Brief –
Transcribe all of the material exactly, except for its pictures.

************

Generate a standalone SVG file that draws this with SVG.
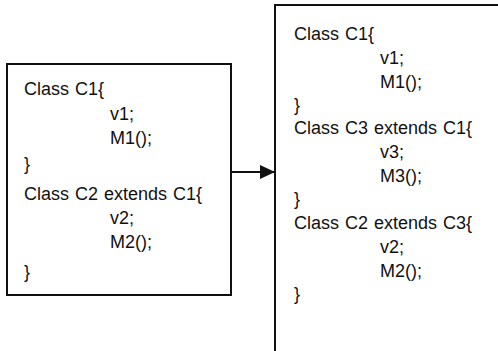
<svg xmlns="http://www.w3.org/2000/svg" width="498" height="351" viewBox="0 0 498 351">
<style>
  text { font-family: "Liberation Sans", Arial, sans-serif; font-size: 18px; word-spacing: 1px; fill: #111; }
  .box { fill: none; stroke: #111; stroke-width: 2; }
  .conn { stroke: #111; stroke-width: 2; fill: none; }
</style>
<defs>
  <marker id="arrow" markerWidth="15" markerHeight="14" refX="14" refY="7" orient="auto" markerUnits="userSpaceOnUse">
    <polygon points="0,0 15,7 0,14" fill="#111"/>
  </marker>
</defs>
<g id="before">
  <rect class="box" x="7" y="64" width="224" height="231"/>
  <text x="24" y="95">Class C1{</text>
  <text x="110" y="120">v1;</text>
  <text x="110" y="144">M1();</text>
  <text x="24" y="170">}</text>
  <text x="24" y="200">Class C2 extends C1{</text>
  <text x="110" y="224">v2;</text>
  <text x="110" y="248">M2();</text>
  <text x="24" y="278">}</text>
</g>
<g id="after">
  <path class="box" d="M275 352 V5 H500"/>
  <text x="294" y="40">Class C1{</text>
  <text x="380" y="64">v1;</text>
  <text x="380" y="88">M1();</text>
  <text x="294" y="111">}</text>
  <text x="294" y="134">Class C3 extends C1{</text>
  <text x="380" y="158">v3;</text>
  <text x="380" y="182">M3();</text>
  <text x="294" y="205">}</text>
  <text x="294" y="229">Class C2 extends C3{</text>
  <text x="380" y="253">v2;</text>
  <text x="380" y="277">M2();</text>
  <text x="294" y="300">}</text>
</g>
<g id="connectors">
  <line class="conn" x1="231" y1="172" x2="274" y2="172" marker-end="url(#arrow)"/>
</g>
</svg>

************

Reply –
Generate a standalone SVG file that draws this with SVG.
<svg xmlns="http://www.w3.org/2000/svg" width="498" height="351" viewBox="0 0 498 351">
<style>
  text { font-family: "Liberation Sans", Arial, sans-serif; font-size: 18px; word-spacing: 1px; fill: #111; }
  .box { fill: none; stroke: #111; stroke-width: 2; }
  .conn { stroke: #111; stroke-width: 2; fill: none; }
</style>
<defs>
  <marker id="arrow" markerWidth="15" markerHeight="14" refX="14" refY="7" orient="auto" markerUnits="userSpaceOnUse">
    <polygon points="0,0 15,7 0,14" fill="#111"/>
  </marker>
</defs>
<g id="before">
  <rect class="box" x="7" y="64" width="224" height="231"/>
  <text x="24" y="95">Class C1{</text>
  <text x="110" y="120">v1;</text>
  <text x="110" y="144">M1();</text>
  <text x="24" y="170">}</text>
  <text x="24" y="200">Class C2 extends C1{</text>
  <text x="110" y="224">v2;</text>
  <text x="110" y="248">M2();</text>
  <text x="24" y="278">}</text>
</g>
<g id="after">
  <path class="box" d="M275 352 V5 H500"/>
  <text x="294" y="40">Class C1{</text>
  <text x="380" y="64">v1;</text>
  <text x="380" y="88">M1();</text>
  <text x="294" y="111">}</text>
  <text x="294" y="134">Class C3 extends C1{</text>
  <text x="380" y="158">v3;</text>
  <text x="380" y="182">M3();</text>
  <text x="294" y="205">}</text>
  <text x="294" y="229">Class C2 extends C3{</text>
  <text x="380" y="253">v2;</text>
  <text x="380" y="277">M2();</text>
  <text x="294" y="300">}</text>
</g>
<g id="connectors">
  <line class="conn" x1="231" y1="172" x2="274" y2="172" marker-end="url(#arrow)"/>
</g>
</svg>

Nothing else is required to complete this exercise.